One of the issues being hotly debated over the Australian National Broadband Network is the digital divide that will be created by leaving out that last 10% of homes in Australia who wont be connected to the proposed Fibre to the Home network.

While it has been acknowledged that it will be expensive to deploy FTTH as population density decreases - particularly in rural areas - the government has failed to understand one very important aspect of rural Australia and that is community spirit.

Having been involved in the rollout of dialup internet to rural Western Australian back in the 90's, I gained an insight into the strength of local communities and how they can band together to deliver services which perhaps are not otherwise economical viable under normal commercial terms.

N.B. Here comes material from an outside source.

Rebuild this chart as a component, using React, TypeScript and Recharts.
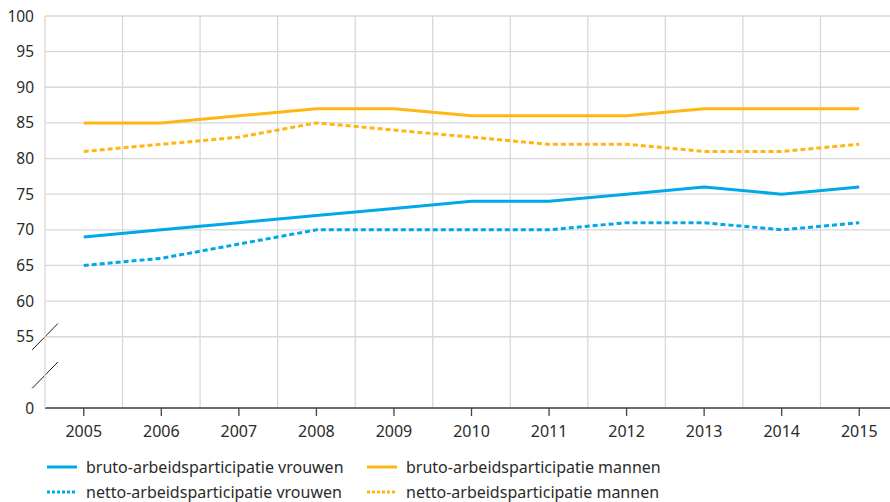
import React from "react";
import { LineChart, Line, XAxis, YAxis, CartesianGrid, ReferenceLine, Legend } from "recharts";

const years = [2005, 2006, 2007, 2008, 2009, 2010, 2011, 2012, 2013, 2014, 2015];
const brutoVrouwen = [69, 70, 71, 72, 73, 74, 74, 75, 76, 75, 76];
const nettoVrouwen = [65, 66, 68, 70, 70, 70, 70, 71, 71, 70, 71];
const brutoMannen = [85, 85, 86, 87, 87, 86, 86, 86, 87, 87, 87];
const nettoMannen = [81, 82, 83, 85, 84, 83, 82, 82, 81, 81, 82];

// y axis is broken: the bottom tick position (45) is labelled "0"
const yTicks = [45, 55, 60, 65, 70, 75, 80, 85, 90, 95, 100];
const yTickLabels = ["0", "55", "60", "65", "70", "75", "80", "85", "90", "95", "100"];
const axisBreaks = [55, 49.6];

const BLUE = "#00a8e8";
const ORANGE = "#ffb612";
const GRID = "#d8d8d8";
const TEXT = "#2b2b2b";

const series = [
  { key: "bv", name: "bruto-arbeidsparticipatie vrouwen", values: brutoVrouwen, color: BLUE, dash: undefined as string | undefined, legendDash: undefined as string | undefined },
  { key: "bm", name: "bruto-arbeidsparticipatie mannen", values: brutoMannen, color: ORANGE, dash: undefined, legendDash: undefined },
  { key: "nv", name: "netto-arbeidsparticipatie vrouwen", values: nettoVrouwen, color: BLUE, dash: "5 3", legendDash: "3 2" },
  { key: "nm", name: "netto-arbeidsparticipatie mannen", values: nettoMannen, color: ORANGE, dash: "5 3", legendDash: "3 2" },
];

const data = years.map((year, i) => {
  const row: Record<string, number> = { year };
  series.forEach((s) => {
    row[s.key] = s.values[i];
  });
  return row;
});

const boundaries = years.slice(0, -1).map((y) => y + 0.5);
const xMin = years[0] - 0.5;
const xMax = years[years.length - 1] + 0.5;

const LegendContent = () => (
  <div
    style={{
      height: 64,
      boxSizing: "border-box",
      paddingTop: 16,
      paddingLeft: 47,
      display: "flex",
      flexWrap: "wrap",
      width: 700,
      fontSize: 16,
      color: TEXT,
    }}
  >
    {series.map((s) => (
      <div key={s.key} style={{ width: 320, height: 25, display: "flex", alignItems: "center" }}>
        <svg width={30} height={6} style={{ marginRight: 9 }}>
          <line x1={0} y1={3} x2={30} y2={3} stroke={s.color} strokeWidth={3} strokeDasharray={s.legendDash} />
        </svg>
        <span>{s.name}</span>
      </div>
    ))}
  </div>
);

export default function App() {
  return (
    <div style={{ position: "absolute", left: 0, top: 0, width: 890, height: 502, overflow: "hidden", background: "#fff" }}>
      <LineChart
        width={900}
        height={502}
        data={data}
        margin={{ top: 16, right: 2, bottom: 0, left: 0 }}
        style={{ fontFamily: "'Noto Sans', sans-serif" }}
      >
        <CartesianGrid horizontal vertical={false} stroke={GRID} strokeWidth={1.3} />
        {boundaries.map((b) => (
          <ReferenceLine key={b} x={b} stroke={GRID} strokeWidth={1.3} />
        ))}
        <XAxis
          dataKey="year"
          type="number"
          domain={[xMin, xMax]}
          ticks={years}
          allowDataOverflow
          axisLine={{ stroke: "#444", strokeWidth: 1.5 }}
          tickLine={{ stroke: "#444", strokeWidth: 1.3 }}
          tickSize={8}
          tickMargin={10}
          height={30}
          tick={{ fill: TEXT, fontSize: 16 }}
        />
        <YAxis
          type="number"
          domain={[45, 100]}
          ticks={yTicks}
          width={45}
          axisLine={{ stroke: GRID, strokeWidth: 1.3 }}
          tickLine={false}
          tickSize={0}
          tickMargin={11}
          tickFormatter={(v: number) => yTickLabels[yTicks.indexOf(v)] ?? String(v)}
          tick={{ fill: TEXT, fontSize: 15.5 }}
        />
        {axisBreaks.map((b) => (
          <ReferenceLine
            key={"br" + b}
            segment={[
              { x: xMin - 0.166, y: b - 1.85 },
              { x: xMin + 0.166, y: b + 1.85 },
            ]}
            stroke="#222"
            strokeWidth={1}
            ifOverflow="visible"
          />
        ))}
        {series.map((s) => (
          <Line
            key={s.key}
            dataKey={s.key}
            name={s.name}
            type="linear"
            stroke={s.color}
            strokeWidth={3}
            strokeDasharray={s.dash}
            dot={false}
            activeDot={false}
            isAnimationActive={false}
          />
        ))}
        <Legend verticalAlign="bottom" align="left" content={<LegendContent />} />
      </LineChart>
    </div>
  );
}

In the Cumbria country side of the United Kingdom, a small community of Alston is building their own FTTH network because its uneconomical for the larger carriers to deliver the services.


At 02 June, 2009 15:23 Anonymous said...

Hi Stephen,

I think you are correct. There is a precedent for this collaborative model of deploying projects in rural communities in Western Australia. Many small towns that were not connected to the integrated water supply layed pipe supplied by the water corporation. Trenches were dug by the local shire and the Water Corp provided the planning, engineering, training and supervision. The communities provided the labour.



At 18 June, 2009 01:35 José Antonio Galán Rincón said...

A more than welcome example to follow for the communities that can afford this kind of projects. Human resource is an important factor in the deployment, however, there are another elements to take account of; such as the costs of the network components itself and the technical guidance.